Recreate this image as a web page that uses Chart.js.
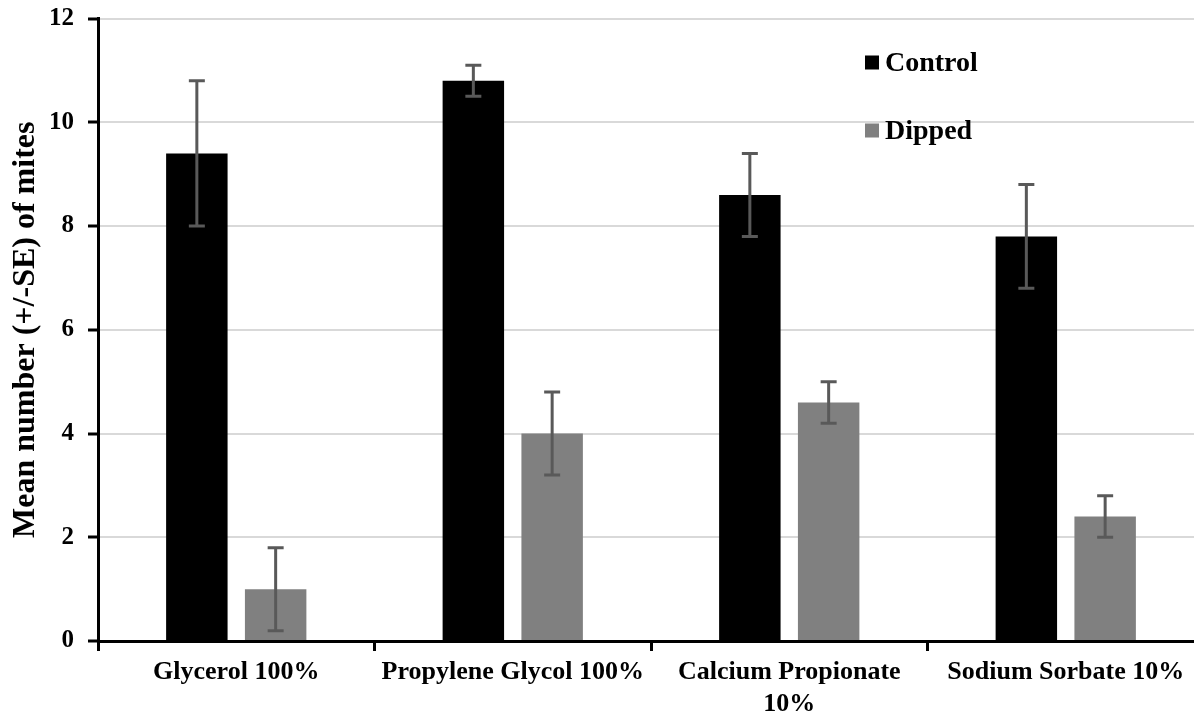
<!DOCTYPE html>
<html>
<head>
<meta charset="utf-8">
<script src="https://cdn.jsdelivr.net/npm/chart.js@4.4.1/dist/chart.umd.min.js"></script>
<style>
  html, body { margin: 0; padding: 0; background: #fff; overflow: hidden; }
  .chart-box { width: 1204px; height: 729px; margin-top: -3px; position: relative; }
</style>
</head>
<body>
<div class="chart-box"><canvas id="mites"></canvas></div>
<script>
const categories = ["Glycerol 100%", "Propylene Glycol 100%", ["Calcium Propionate", "10%"], "Sodium Sorbate 10%"];
const controlMeans = [9.4, 10.8, 8.6, 7.8];
const controlSE = [1.4, 0.3, 0.8, 1.0];
const dippedMeans = [1.0, 4.0, 4.6, 2.4];
const dippedSE = [0.8, 0.8, 0.4, 0.4];
const yTicks = [0, 2, 4, 6, 8, 10, 12];

const serif = "'Liberation Serif', 'Times New Roman', serif";

// draws the +/- SE whiskers on top of each bar
const errorBars = {
  id: "errorBars",
  afterDatasetsDraw(chart) {
    const ctx = chart.ctx;
    const y = chart.scales.y;
    chart.data.datasets.forEach((ds, di) => {
      const meta = chart.getDatasetMeta(di);
      meta.data.forEach((bar, i) => {
        const hi = y.getPixelForValue(ds.data[i] + ds.se[i]);
        const lo = y.getPixelForValue(ds.data[i] - ds.se[i]);
        ctx.save();
        ctx.strokeStyle = "#595959";
        ctx.lineWidth = 3;
        ctx.beginPath();
        ctx.moveTo(bar.x, hi);
        ctx.lineTo(bar.x, lo);
        ctx.moveTo(bar.x - 8, hi);
        ctx.lineTo(bar.x + 8, hi);
        ctx.moveTo(bar.x - 8, lo);
        ctx.lineTo(bar.x + 8, lo);
        ctx.stroke();
        ctx.restore();
      });
    });
  }
};

// legend stacked in the upper right of the plot
const sideLegend = {
  id: "sideLegend",
  afterDraw(chart) {
    const ctx = chart.ctx;
    const area = chart.chartArea;
    const x = 865;
    chart.data.datasets.forEach((ds, i) => {
      const cy = area.top + 44 + i * 68;
      ctx.save();
      ctx.fillStyle = ds.backgroundColor;
      ctx.fillRect(x, cy - 7, 14, 14);
      ctx.fillStyle = "#000";
      ctx.font = "bold 28px " + serif;
      ctx.textBaseline = "middle";
      ctx.fillText(ds.label, x + 20, cy + 1);
      ctx.restore();
    });
  }
};

new Chart(document.getElementById("mites").getContext("2d"), {
  type: "bar",
  data: {
    labels: categories,
    datasets: [
      {
        label: "Control",
        data: controlMeans,
        se: controlSE,
        backgroundColor: "#000000",
        categoryPercentage: 0.57,
        barPercentage: 0.78,
      },
      {
        label: "Dipped",
        data: dippedMeans,
        se: dippedSE,
        backgroundColor: "#808080",
        categoryPercentage: 0.57,
        barPercentage: 0.78,
      },
    ],
  },
  options: {
    responsive: true,
    maintainAspectRatio: false,
    animation: false,
    layout: { padding: { top: 15, right: 0, left: 0, bottom: 0 } },
    scales: {
      x: {
        grid: {
          offset: true,
          drawOnChartArea: false,
          drawTicks: true,
          tickLength: 10,
          tickWidth: 3,
          tickColor: "#000",
        },
        border: { display: true, color: "#000", width: 3 },
        ticks: {
          color: "#000",
          padding: 5,
          maxRotation: 0,
          autoSkip: false,
          font: { family: serif, size: 26, weight: "bold", lineHeight: 1.25 },
        },
      },
      y: {
        min: 0,
        max: 12,
        afterBuildTicks(scale) {
          scale.ticks = yTicks.map((v) => ({ value: v }));
        },
        afterFit(scale) {
          scale.width = 98;
        },
        grid: {
          color: "#d9d9d9",
          lineWidth: 2,
          drawTicks: true,
          tickLength: 10,
          tickWidth: 3,
          tickColor: "#000",
        },
        border: { display: true, color: "#000", width: 3 },
        ticks: {
          color: "#000",
          padding: 14,
          font: { family: serif, size: 25, weight: "bold", lineHeight: 0.6 },
        },
        title: {
          display: true,
          text: "Mean number (+/-SE) of mites",
          color: "#000",
          padding: { top: 7, bottom: 0 },
          font: { family: serif, size: 32, weight: "bold" },
        },
      },
    },
    plugins: {
      legend: { display: false },
      tooltip: { enabled: false },
    },
  },
  plugins: [errorBars, sideLegend],
});
</script>
</body>
</html>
● ● ●
§ **WORK TO DO**
Quote each line of the listing exactly, but leave the pictures out.

§ **EXERCISE OUTPUT**
Recreate this image as a web page that uses Chart.js.
<!DOCTYPE html>
<html>
<head>
<meta charset="utf-8">
<script src="https://cdn.jsdelivr.net/npm/chart.js@4.4.1/dist/chart.umd.min.js"></script>
<style>
  html, body { margin: 0; padding: 0; background: #fff; overflow: hidden; }
  .chart-box { width: 1204px; height: 729px; margin-top: -3px; position: relative; }
</style>
</head>
<body>
<div class="chart-box"><canvas id="mites"></canvas></div>
<script>
const categories = ["Glycerol 100%", "Propylene Glycol 100%", ["Calcium Propionate", "10%"], "Sodium Sorbate 10%"];
const controlMeans = [9.4, 10.8, 8.6, 7.8];
const controlSE = [1.4, 0.3, 0.8, 1.0];
const dippedMeans = [1.0, 4.0, 4.6, 2.4];
const dippedSE = [0.8, 0.8, 0.4, 0.4];
const yTicks = [0, 2, 4, 6, 8, 10, 12];

const serif = "'Liberation Serif', 'Times New Roman', serif";

// draws the +/- SE whiskers on top of each bar
const errorBars = {
  id: "errorBars",
  afterDatasetsDraw(chart) {
    const ctx = chart.ctx;
    const y = chart.scales.y;
    chart.data.datasets.forEach((ds, di) => {
      const meta = chart.getDatasetMeta(di);
      meta.data.forEach((bar, i) => {
        const hi = y.getPixelForValue(ds.data[i] + ds.se[i]);
        const lo = y.getPixelForValue(ds.data[i] - ds.se[i]);
        ctx.save();
        ctx.strokeStyle = "#595959";
        ctx.lineWidth = 3;
        ctx.beginPath();
        ctx.moveTo(bar.x, hi);
        ctx.lineTo(bar.x, lo);
        ctx.moveTo(bar.x - 8, hi);
        ctx.lineTo(bar.x + 8, hi);
        ctx.moveTo(bar.x - 8, lo);
        ctx.lineTo(bar.x + 8, lo);
        ctx.stroke();
        ctx.restore();
      });
    });
  }
};

// legend stacked in the upper right of the plot
const sideLegend = {
  id: "sideLegend",
  afterDraw(chart) {
    const ctx = chart.ctx;
    const area = chart.chartArea;
    const x = 865;
    chart.data.datasets.forEach((ds, i) => {
      const cy = area.top + 44 + i * 68;
      ctx.save();
      ctx.fillStyle = ds.backgroundColor;
      ctx.fillRect(x, cy - 7, 14, 14);
      ctx.fillStyle = "#000";
      ctx.font = "bold 28px " + serif;
      ctx.textBaseline = "middle";
      ctx.fillText(ds.label, x + 20, cy + 1);
      ctx.restore();
    });
  }
};

new Chart(document.getElementById("mites").getContext("2d"), {
  type: "bar",
  data: {
    labels: categories,
    datasets: [
      {
        label: "Control",
        data: controlMeans,
        se: controlSE,
        backgroundColor: "#000000",
        categoryPercentage: 0.57,
        barPercentage: 0.78,
      },
      {
        label: "Dipped",
        data: dippedMeans,
        se: dippedSE,
        backgroundColor: "#808080",
        categoryPercentage: 0.57,
        barPercentage: 0.78,
      },
    ],
  },
  options: {
    responsive: true,
    maintainAspectRatio: false,
    animation: false,
    layout: { padding: { top: 15, right: 0, left: 0, bottom: 0 } },
    scales: {
      x: {
        grid: {
          offset: true,
          drawOnChartArea: false,
          drawTicks: true,
          tickLength: 10,
          tickWidth: 3,
          tickColor: "#000",
        },
        border: { display: true, color: "#000", width: 3 },
        ticks: {
          color: "#000",
          padding: 5,
          maxRotation: 0,
          autoSkip: false,
          font: { family: serif, size: 26, weight: "bold", lineHeight: 1.25 },
        },
      },
      y: {
        min: 0,
        max: 12,
        afterBuildTicks(scale) {
          scale.ticks = yTicks.map((v) => ({ value: v }));
        },
        afterFit(scale) {
          scale.width = 98;
        },
        grid: {
          color: "#d9d9d9",
          lineWidth: 2,
          drawTicks: true,
          tickLength: 10,
          tickWidth: 3,
          tickColor: "#000",
        },
        border: { display: true, color: "#000", width: 3 },
        ticks: {
          color: "#000",
          padding: 14,
          font: { family: serif, size: 25, weight: "bold", lineHeight: 0.6 },
        },
        title: {
          display: true,
          text: "Mean number (+/-SE) of mites",
          color: "#000",
          padding: { top: 7, bottom: 0 },
          font: { family: serif, size: 32, weight: "bold" },
        },
      },
    },
    plugins: {
      legend: { display: false },
      tooltip: { enabled: false },
    },
  },
  plugins: [errorBars, sideLegend],
});
</script>
</body>
</html>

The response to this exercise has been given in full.